Слова эти как будто написаны ребенком — столько в них надежды; и в том, что большой художник в преклонном возрасте проявляет такую безыскусность, есть что-то бесконечно трогательное. Бахвальство и бравада — это для молодых, да, говорит он, пускание пыли в глаза входит в программу самореализации; но теперь, когда мы уже старые, позволим себе говорить просто и без прикрас. Возможно, для человека религиозного это значит снова стать ребенком и таким образом попасть на небеса; для художника это означает стать достаточно мудрым и спокойным, чтобы не таить свою сущность. Тебе и правда нужны все эти причудливые вариации в партитуре, все эти мазки на холсте, все эти многословные определения? И это не только смирение перед лицом вечности; просто чтобы научиться видеть и говорить простые вещи, нужно прожить жизнь.
«Достаточно мудрым». Иногда мои сверстники говорят, изображая удивление: «Забавно, конечно, но я совершенно не чувствую себя старше». Я-то, конечно, чувствую; а если возникают сомнения, то к моим услугам яркая и убедительная арифметика: допустим, я прохожу мимо двенадцатилетнего подростка, так вальяжно и преждевременно покуривающего на школьном крыльце, и понимаю, что в мои шестьдесят я сейчас, в 2006 году, по возрасту ближе к самому старому из живущих ветеранов Первой мировой, чем к этому пареньку. Чувствую ли я себя более мудрым? Да, немного; и уж точно менее дурным (возможно, даже достаточно мудрым, чтобы сожалеть о потере некоторого безрассудства). Достаточно ли я мудр, чтоб опроститься? Все еще не вполне, о Боже.
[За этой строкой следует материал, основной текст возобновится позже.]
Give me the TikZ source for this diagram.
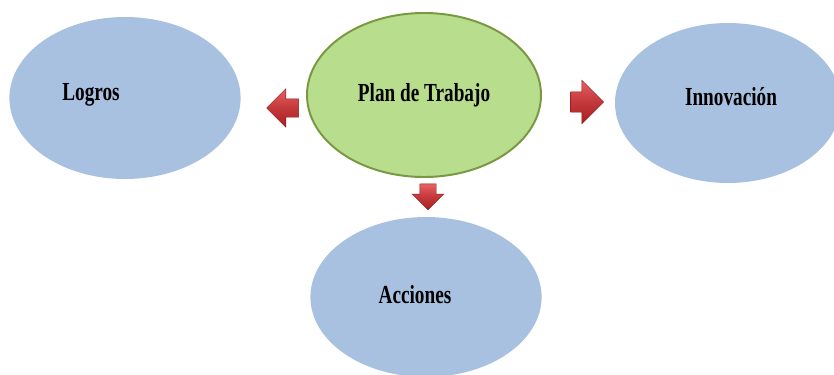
\documentclass[tikz,border=0pt]{standalone}
\usepackage{fontspec}
\setmainfont[FakeStretch=0.74]{Liberation Serif}
\usetikzlibrary{shapes.geometric,shapes.arrows}
\definecolor{azul}{RGB}{168,193,224}
\definecolor{verde}{RGB}{183,221,141}
\definecolor{verdeosc}{RGB}{122,152,66}
\definecolor{rojoclaro}{RGB}{232,96,96}
\definecolor{rojoosc}{RGB}{170,30,34}
\tikzset{
  idea/.style={ellipse,fill=azul,minimum width=5.78cm,minimum height=4.05cm,inner sep=0pt},
  centro/.style={ellipse,fill=verde,draw=verdeosc,line width=1.4pt,minimum width=5.85cm,minimum height=4.1cm,inner sep=0pt},
  texto/.style={font=\fontsize{18.5}{20}\selectfont\bfseries},
  flecha/.style={single arrow,single arrow head indent=0pt,inner xsep=0pt,draw=rojoosc!80!black,line width=0.3pt,
    top color=rojoclaro,bottom color=rojoosc,middle color=rojoosc!60!rojoclaro}
}
\begin{document}
\begin{tikzpicture}
\useasboundingbox (0,0) rectangle (20.85,-9.35);
\clip (0,0) rectangle (20.85,-9.35);
%
\node[idea,label={[texto,xshift=-0.85cm,yshift=0.075cm]center:Logros}] (logros) at (3.125,-2.45) {};
\node[centro,texto] (plan) at (10.6,-2.375) {Plan de Trabajo};
\node[idea,label={[texto,xshift=0.075cm,yshift=0.15cm]center:Innovación},minimum width=5.65cm,minimum height=4.0cm] (innov) at (18.2,-2.575) {};
\node[idea,label={[texto,xshift=-0.275cm,yshift=0.07cm]center:Acciones},minimum height=4.0cm] (acciones) at (10.65,-7.425) {};
%
\node[flecha,rotate=180,minimum height=0.8cm,inner ysep=0.225cm,single arrow head extend=0.25cm] (fIzq) at (7.18,-2.7) {};
\node[flecha,minimum height=0.825cm,inner ysep=0.25cm,single arrow head extend=0.29cm] (fDer) at (14.55,-2.55) {};
\node[flecha,rotate=-90,minimum height=0.65cm,inner ysep=0.2cm,single arrow head extend=0.19cm] (fAbajo) at (10.7,-4.82) {};
\end{tikzpicture}
\end{document}
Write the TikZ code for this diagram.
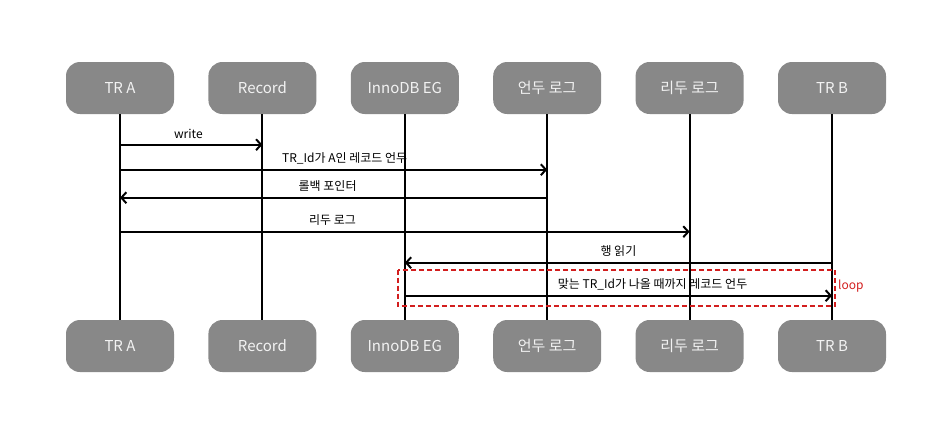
\documentclass[tikz,border=0pt]{standalone}
\usepackage{fontspec}
\setmainfont{Noto Sans CJK KR}
\usepackage{tikz}
\usetikzlibrary{arrows.meta,positioning}
\definecolor{boxgray}{RGB}{136,136,136}
\definecolor{boxtext}{RGB}{242,242,242}
\definecolor{ink}{RGB}{0,0,0}
\definecolor{loopred}{RGB}{210,30,30}
\tikzset{
  actor/.style={fill=boxgray,draw=none,rounded corners=14pt,minimum width=108pt,minimum height=52pt,
    inner sep=0pt,text=boxtext,font=\fontsize{15}{18}\selectfont},
  life/.style={line width=2pt,ink},
  msg/.style={-{Straight Barb[length=5pt,width=11pt,line width=2pt]},line width=2pt,ink},
  lbl/.style={font=\fontsize{12}{14}\selectfont,inner sep=0pt,above=5pt},
  loopbox/.style={draw=loopred,dash pattern=on 5pt off 3pt,line width=2pt},
}

\begin{document}
\begin{tikzpicture}[x=1pt,y=-1pt,node distance=34pt]
  \useasboundingbox (0,0) rectangle (950,432);
  % top row
  \node[actor] (trA) at (120,88) {TR A};
  \node[actor,right=of trA] (rec) {Record};
  \node[actor,right=of rec] (inno) {InnoDB EG};
  \node[actor,right=of inno] (undo) {언두 로그};
  \node[actor,right=of undo] (redo) {리두 로그};
  \node[actor,right=of redo] (trB) {TR B};
  % bottom row
  \node[actor] (trA2) at (120,346) {TR A};
  \node[actor,right=of trA2] (rec2) {Record};
  \node[actor,right=of rec2] (inno2) {InnoDB EG};
  \node[actor,right=of inno2] (undo2) {언두 로그};
  \node[actor,right=of undo2] (redo2) {리두 로그};
  \node[actor,right=of redo2] (trB2) {TR B};
  % lifelines
  \foreach \a/\b in {trA/trA2,rec/rec2,inno/inno2,undo/undo2,redo/redo2,trB/trB2}
    \draw[life] (\a.south) -- (\b.north);
  % messages
  \draw[msg] ([yshift=-30.5pt]trA.south) -- node[lbl,pos=0.48]{write} ([yshift=-30.5pt]rec.south);
  \draw[msg] ([yshift=-55.5pt]trA.south) -- node[lbl,pos=0.526]{TR\_Id가 A인 레코드 언두} ([yshift=-55.5pt]undo.south);
  \draw[msg] ([yshift=-83.5pt]undo.south) -- node[lbl,pos=0.514]{롤백 포인터} ([yshift=-83.5pt]trA.south);
  \draw[msg] ([yshift=-117.5pt]trA.south) -- node[lbl,pos=0.373]{리두 로그} ([yshift=-117.5pt]redo.south);
  \draw[msg] ([yshift=-148.5pt]trB.south) -- node[lbl]{행 읽기} ([yshift=-148.5pt]inno.south);
  % loop
  \coordinate (lpA) at ([xshift=-7pt,yshift=-155.5pt]inno.south);
  \coordinate (lpB) at ([xshift=3pt,yshift=-191.5pt]trB.south);
  \draw[loopbox] (lpA) rectangle (lpB);
  \draw[msg] ([yshift=-181.5pt]inno.south) -- node[lbl,pos=0.58]{맞는 TR\_Id가 나올 때까지 레코드 언두} ([yshift=-181.5pt]trB.south);
  \node[anchor=west,text=loopred,font=\fontsize{12}{14}\selectfont,inner sep=0pt] (lp) at (838,286) {loop};
\end{tikzpicture}
\end{document}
Мудрость — добродетель, которой награждаются те, кто бесстрастно изучает движения сердца и ума, кто, перерабатывая опыт, обретает понимание жизни; верно ведь? Что ж, нашему мудрому танатологу Шервину Нуланду есть что сказать по этому поводу. Вам сначала какую новость — хорошую или плохую? Здоровая тактика — всегда выбирать хорошую: есть шанс умереть, так и не услышав плохую. Итак, хорошая новость в том, что с возрастом мы действительно иногда становимся мудрее. А вот и плохая (и более длинная) новость. Все мы отлично знаем, что человеческий мозг изнашивается. С какой бешеной скоростью ни обновлялись бы их составляющие, клетки мозга (как и мышцы сердца) имеют ограниченный срок годности. Каждые десять лет жизни после пятидесяти мозг теряет два процента собственного веса; кроме того, он становится желтовато-кремового оттенка — «даже старение имеет свой цвет». Двигательная зона лобной коры теряет от двадцати до пятидесяти процентов нейронов, зрительная — пятьдесят, осязательная — примерно столько же. Но это еще не плохая новость. Плохая таится в сравнительно хорошей, сообщающей нам, что высшие интеллектуальные функции мозга в значительно меньшей степени подвержены высокой клеточной смертности. На самом деле, когда мы достигаем зрелого возраста, «определенных нейронов коры головного мозга» как будто становится больше, и есть даже свидетельства того, что ветвящиеся отростки — дендриты — продолжают расти на нейронах у пожилых людей, если те не страдают болезнью Альцгеймера (те, у кого уже есть альцгеймер, забудьте об этом). Таким образом: «Нейрофизиологи, возможно, открыли источник той мудрости, которую, как нам нравится думать, мы способны накапливать с возрастом». Оцените это «как нам нравится думать, мы способны накапливать» и посыпьте голову пеплом. Один мой друг, который любит иногда поделиться со мной своими проблемами, прозвал меня «ходячей консультацией» — ярлык, который, при всей иронии, доставляет мне необъяснимое удовольствие. Оказывается, у меня просто разрослись-закустились ветвящиеся отростки — а я тут и ни при чем.